# TASK TO COMPLETE:
Print word for word the first line of the listing below and every line after it, through the line with "2.95, tip: 2.4". Leave out the pictures and the rest.

----

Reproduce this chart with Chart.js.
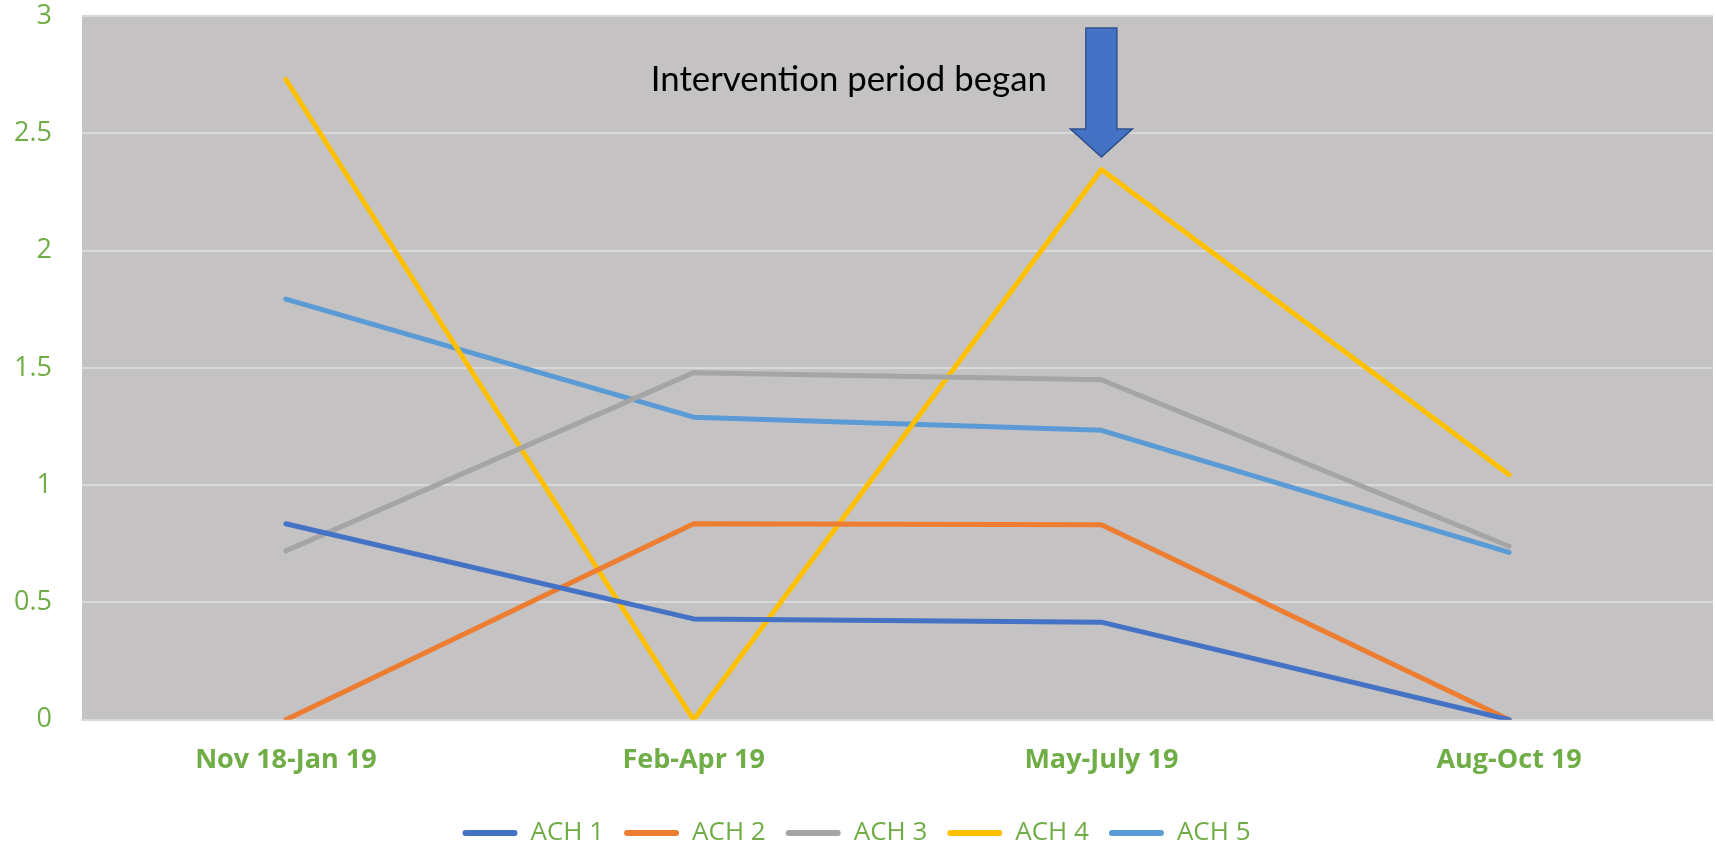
<!DOCTYPE html>
<html>
<head>
<meta charset="utf-8">
<script src="https://cdn.jsdelivr.net/npm/chart.js@4.4.0/dist/chart.umd.min.js"></script>
<style>
  html, body { margin: 0; padding: 0; background: #ffffff; }
  #wrap { width: 1716px; height: 846px; position: relative; }
</style>
</head>
<body>
<div id="wrap"><canvas id="ach-chart"></canvas></div>
<script>
// datos del gráfico
const periods = ["Nov 18-Jan 19", "Feb-Apr 19", "May-July 19", "Aug-Oct 19"];
const ach1 = [0.836, 0.43, 0.416, 0];
const ach2 = [0, 0.836, 0.832, 0];
const ach3 = [0.72, 1.48, 1.45, 0.74];
const ach4 = [2.73, 0, 2.346, 1.045];
const ach5 = [1.794, 1.29, 1.234, 0.714];
const yTicks = [0, 0.5, 1, 1.5, 2, 2.5, 3];

const seriesNames = ["ACH 1", "ACH 2", "ACH 3", "ACH 4", "ACH 5"];
const seriesColors = ["#4472c4", "#ed7d31", "#a5a5a5", "#ffc000", "#5b9bd5"];
const green = "#70ad47";

// nota de la intervención (en unidades de los ejes)
const noteText = "Intervention period began";
const noteAt = { x: 0.895, y: 2.68 };
const arrowAt = { x: 2, top: 2.95, tip: 2.4 };

// fondo gris del área del gráfico
const plotBackground = {
  id: "plotBackground",
  beforeDraw(chart) {
    const { ctx, chartArea: a } = chart;
    ctx.save();
    ctx.fillStyle = "#c4c2c3";
    ctx.fillRect(a.left, a.top, a.right - a.left, a.bottom - a.top);
    ctx.restore();
  }
};

// flecha y texto
const intervention = {
  id: "intervention",
  afterDraw(chart) {
    const { ctx, scales } = chart;
    const x = scales.x, y = scales.y;
    const cat = x.getPixelForValue(1) - x.getPixelForValue(0);
    ctx.save();
    ctx.fillStyle = "#000000";
    ctx.font = "35px Lato";
    ctx.textBaseline = "alphabetic";
    ctx.fillText(noteText, x.getPixelForValue(noteAt.x), y.getPixelForValue(noteAt.y), 396);

    const cx = x.getPixelForValue(arrowAt.x);
    const top = y.getPixelForValue(arrowAt.top);
    const tip = y.getPixelForValue(arrowAt.tip);
    const headTop = tip - 28;
    const shaft = cat * 0.038, head = cat * 0.076;
    ctx.beginPath();
    ctx.moveTo(cx - shaft, top);
    ctx.lineTo(cx + shaft, top);
    ctx.lineTo(cx + shaft, headTop);
    ctx.lineTo(cx + head, headTop);
    ctx.lineTo(cx, tip);
    ctx.lineTo(cx - head, headTop);
    ctx.lineTo(cx - shaft, headTop);
    ctx.closePath();
    ctx.fillStyle = "#4472c4";
    ctx.fill();
    ctx.lineWidth = 1.5;
    ctx.strokeStyle = "#2f528f";
    ctx.stroke();
    ctx.restore();
  }
};

const allData = [ach1, ach2, ach3, ach4, ach5];
const datasets = allData.map((values, i) => ({
  label: seriesNames[i],
  data: values,
  borderColor: seriesColors[i],
  backgroundColor: seriesColors[i],
  borderWidth: 5,
  pointRadius: 0,
  tension: 0,
  borderCapStyle: "round",
  borderJoinStyle: "round"
}));

new Chart(document.getElementById("ach-chart"), {
  type: "line",
  data: { labels: periods, datasets: datasets },
  options: {
    responsive: true,
    maintainAspectRatio: false,
    animation: false,
    layout: { padding: { top: 16, right: 3, left: 0, bottom: -10 } },
    scales: {
      x: {
        offset: true,
        grid: { display: false, drawTicks: false },
        border: { display: true, color: "#d9d9d9", width: 2 },
        ticks: {
          color: green,
          font: { family: "Open Sans", size: 27, weight: "bold", lineHeight: 0.75 },
          padding: 30,
          maxRotation: 0
        }
      },
      y: {
        min: 0,
        max: 3,
        afterBuildTicks(axis) { axis.ticks = yTicks.map(v => ({ value: v })); },
        afterFit(axis) { axis.width = 82; },
        grid: { color: "#d9d9d9", lineWidth: 2, drawTicks: true, tickLength: 30, tickColor: "rgba(0,0,0,0)" },
        border: { display: false },
        ticks: {
          color: green,
          font: { family: "Open Sans", size: 27 },
          padding: 0,
          callback: v => String(v)
        }
      }
    },
    plugins: {
      legend: {
        position: "bottom",
        labels: {
          color: green,
          font: { family: "Open Sans", size: 26 },
          boxWidth: 55,
          boxHeight: 6,
          padding: 20,
          useBorderRadius: true,
          borderRadius: 3,
          generateLabels(chart) {
            return Chart.defaults.plugins.legend.labels.generateLabels(chart).map(l => ({ ...l, lineWidth: 0 }));
          }
        }
      },
      tooltip: { enabled: false }
    }
  },
  plugins: [plotBackground, intervention]
});
</script>
</body>
</html>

----

# OUTPUT:
Reproduce this chart with Chart.js.
<!DOCTYPE html>
<html>
<head>
<meta charset="utf-8">
<script src="https://cdn.jsdelivr.net/npm/chart.js@4.4.0/dist/chart.umd.min.js"></script>
<style>
  html, body { margin: 0; padding: 0; background: #ffffff; }
  #wrap { width: 1716px; height: 846px; position: relative; }
</style>
</head>
<body>
<div id="wrap"><canvas id="ach-chart"></canvas></div>
<script>
// datos del gráfico
const periods = ["Nov 18-Jan 19", "Feb-Apr 19", "May-July 19", "Aug-Oct 19"];
const ach1 = [0.836, 0.43, 0.416, 0];
const ach2 = [0, 0.836, 0.832, 0];
const ach3 = [0.72, 1.48, 1.45, 0.74];
const ach4 = [2.73, 0, 2.346, 1.045];
const ach5 = [1.794, 1.29, 1.234, 0.714];
const yTicks = [0, 0.5, 1, 1.5, 2, 2.5, 3];

const seriesNames = ["ACH 1", "ACH 2", "ACH 3", "ACH 4", "ACH 5"];
const seriesColors = ["#4472c4", "#ed7d31", "#a5a5a5", "#ffc000", "#5b9bd5"];
const green = "#70ad47";

// nota de la intervención (en unidades de los ejes)
const noteText = "Intervention period began";
const noteAt = { x: 0.895, y: 2.68 };
const arrowAt = { x: 2, top: 2.95, tip: 2.4 };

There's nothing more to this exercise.